Last Summer I had the privilege to work for the Charles H. Redd Center for Western Studies at BYU, researching the LDS reaction to the Manifesto of 1890.[i] I thoroughly enjoyed sifting through hundreds of journals, diaries and autobiographies at different archives in Utah, searching for the raw emotion that I expected would be associated with the jarring social, doctrinal, procedural, and theological changes that I associate with the Manifesto.
You’ll have to wait until MHA 2013 to hear more about the main themes in LDS reactions to the Manifesto (shameless plug), but I wanted to share two women’s reactions to Wilford Woodruff’s decision to end plural marriage for the institutional Church. [ii] Mormon women generally fell into two schools of thought on the Manifesto:
- How could God do this? I/we have sacrificed so much to practice plural marriage, and it was all for naught.
- It was time for polygamy to end, so God instructed Wilford Woodruff to do so.
These prevailing attitudes teach us valuable lessons about polygamy, but also the faith of the women who expressed their feelings of betrayal or apathy 123 years ago.
Lorena Eugenia Washburn Larsen: After dinner that evening Mr. Young opened his newspaper to the Conference news and there was the Manifesto which had been given in conference by President Woodruff. We were all greatly astonished and we discussed it for some time. I could not believe that the Authorities of the Church had given up plural marriage, as it had been called the crowning principal [sic] of the Gospel, and it has been such a sacrifice on the part of many young women to go into that order of marriage my husband went out and talked with them about the Manifesto. It seemed impossible that the Lord would go back on a principal which had caused so much sacrifice, heartache and trial before one could conquer ones [sic] carnel [sic] self, and live on that higher plane and love ones [sic] neighbor as ones [sic] self. My husband walked out without saying a word, and as he walked away I thought, oh yes, it is easy for you, you can go home to your other family and be happy with her, and then while I must be like Hager [sic] sent away. My anguish was inexpressible, and a dense darkness took hold of my mind. I thought that if the Lord and the Church Authorities had gone back on the principal, there was nothing to any part of the Gospel. I fancied I would see myself and my children, and many other splendid women and their children turned adrift, and our only purpose in entering it, had been more fully to serve the Lord. I sank down on our bedding and wished in my anguish that the earth would open and take me and my children in. The darkness seemed impenetrable.

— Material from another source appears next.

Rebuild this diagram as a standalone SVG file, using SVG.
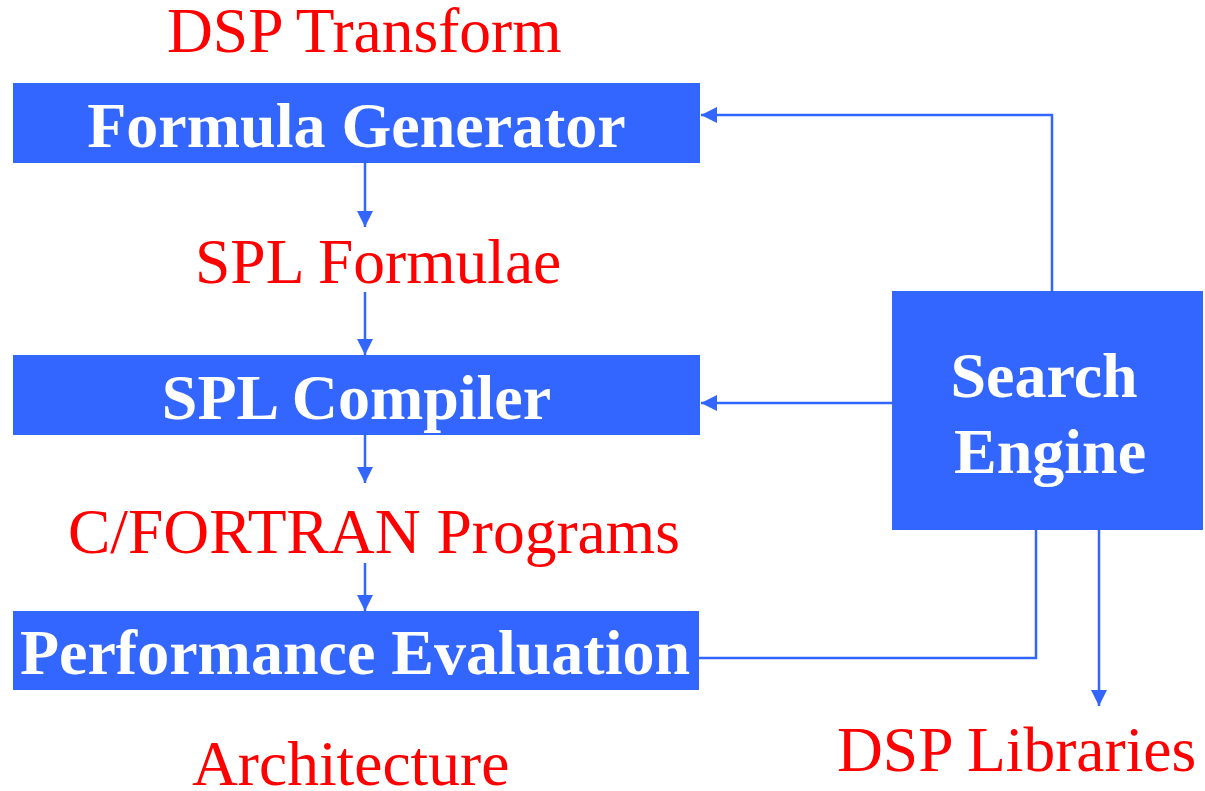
<svg xmlns="http://www.w3.org/2000/svg" width="1205" height="791" viewBox="0 0 1205 791">
<style>
.box{fill:#3366FF}
.wt{fill:#FFFFFF;font-family:"Liberation Serif","Times New Roman",serif;font-weight:bold;font-size:64px;text-anchor:middle}
.rt{fill:#FF0000;font-family:"Liberation Serif","Times New Roman",serif;font-size:63.5px}
.ln{stroke:#3366FF;stroke-width:2.5;fill:none}
</style>
<defs>
<marker id="ah" markerUnits="userSpaceOnUse" markerWidth="16" markerHeight="16" viewBox="0 0 16 16" refX="16" refY="8" orient="auto">
<path d="M0,0 L16,8 L0,16 Z" fill="#3366FF"/>
</marker>
</defs>
<rect width="1205" height="791" fill="#FFFFFF"/>
<g id="labels">
<text class="rt" x="167" y="52">DSP Transform</text>
<text class="rt" x="195" y="283">SPL Formulae</text>
<text class="rt" x="68" y="553">C/FORTRAN Programs</text>
<text class="rt" x="192" y="785">Architecture</text>
<text class="rt" x="837" y="771">DSP Libraries</text>
</g>
<g id="formula-generator">
<rect class="box" x="13" y="83" width="687" height="80"/>
<text class="wt" x="356.5" y="147">Formula Generator</text>
</g>
<g id="spl-compiler">
<rect class="box" x="13" y="355" width="687" height="80"/>
<text class="wt" x="356.5" y="419">SPL Compiler</text>
</g>
<g id="performance-evaluation">
<rect class="box" x="13" y="611" width="686" height="79"/>
<text class="wt" x="355" y="674">Performance Evaluation</text>
</g>
<g id="search-engine">
<rect class="box" x="892" y="291" width="311" height="239"/>
<text class="wt" x="1044" y="397">Search</text>
<text class="wt" x="1050" y="473">Engine</text>
</g>
<g id="connectors">
<line class="ln" x1="365" y1="163" x2="365" y2="227" marker-end="url(#ah)"/>
<line class="ln" x1="365" y1="292" x2="365" y2="355" marker-end="url(#ah)"/>
<line class="ln" x1="365" y1="435" x2="365" y2="483" marker-end="url(#ah)"/>
<line class="ln" x1="365" y1="563" x2="365" y2="611" marker-end="url(#ah)"/>
<polyline class="ln" points="1052,291 1052,115 701,115" marker-end="url(#ah)"/>
<line class="ln" x1="892" y1="403" x2="701" y2="403" marker-end="url(#ah)"/>
<polyline class="ln" points="699,658 1036,658 1036,530"/>
<line class="ln" x1="1099" y1="530" x2="1099" y2="706" marker-end="url(#ah)"/>
</g>
</svg>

The second: Victoria Hancock Jackson: The Lord told President John Taylor, when most of the Church leaders were yielding to U.S. demands of plural marriage abolishment, I have not revoked that law, nor will I. He also told them that he would fight their battles if they lived worthy. But the law was dragged into the gutter. Old men swapped daughters, sex weakness predominated in many cases. Some men neglected present wives with children and were captivated by a younger face. Although there was order to the law marriage being far above the looseness of many, yet who can blame the lord for allowing plural marriage to be discontinued.[iii]
I have grappled with the implications of these two particular reactions and the broader attitudes they represent for months. The most interesting aspect of the Manifesto, in terms of how Mormons, particularly Mormon women, reacted to its release, is the lack of soteriology associated with the practice.
Polygamy was perhaps the most visible part of living 19th century Mormonism. Women showed that their faith with their wedding vows, as well as their place in the pew on Sundays. Perhaps because of this visible act of faith, I expected polygamy to be discussed more fully in women’s private diaries and memoirs in terms of its theological merits. My research of the Manifesto has shown little if any attention paid to a forfeiture of blessings after mortality associated with practicing plural marriage.
I grew up reading the diaries of my grandfather who was imprisoned in the 1880s for practicing plural marriage, in which he associated his conviction that God required him to practice polygamy for his exaltation. I have also read the talks from the Journal of Discourses that focus on the salvific requirements of plural marriage (even if it was merely to believe that it was a divinely given commandment), and I am still puzzled by the lack of recorded feeling or discussion about whether or not it was required for exaltation.
While plural marriage will continue to be debated and discussed in Mormon History, I hope to see future studies of plural marriage to include the liturgical aspects of the practice, not so much the covenants attached, but the motives and feelings associated with those who practiced the Principle. What did plural marriage mean on a personal level What lessons and themes can we as Mormon Historians draw from those feelings?
[ii] By my count, less than 15% of the diaries and autobiographies I read made any mention of the Manifesto. In my estimation, more than 80% of the diaries and autobiographies I read discussed the prosecution of polygamists from of the 1880s at length.
[iii] MS 1906, LDS Church History Library, Salt Lake City, UT.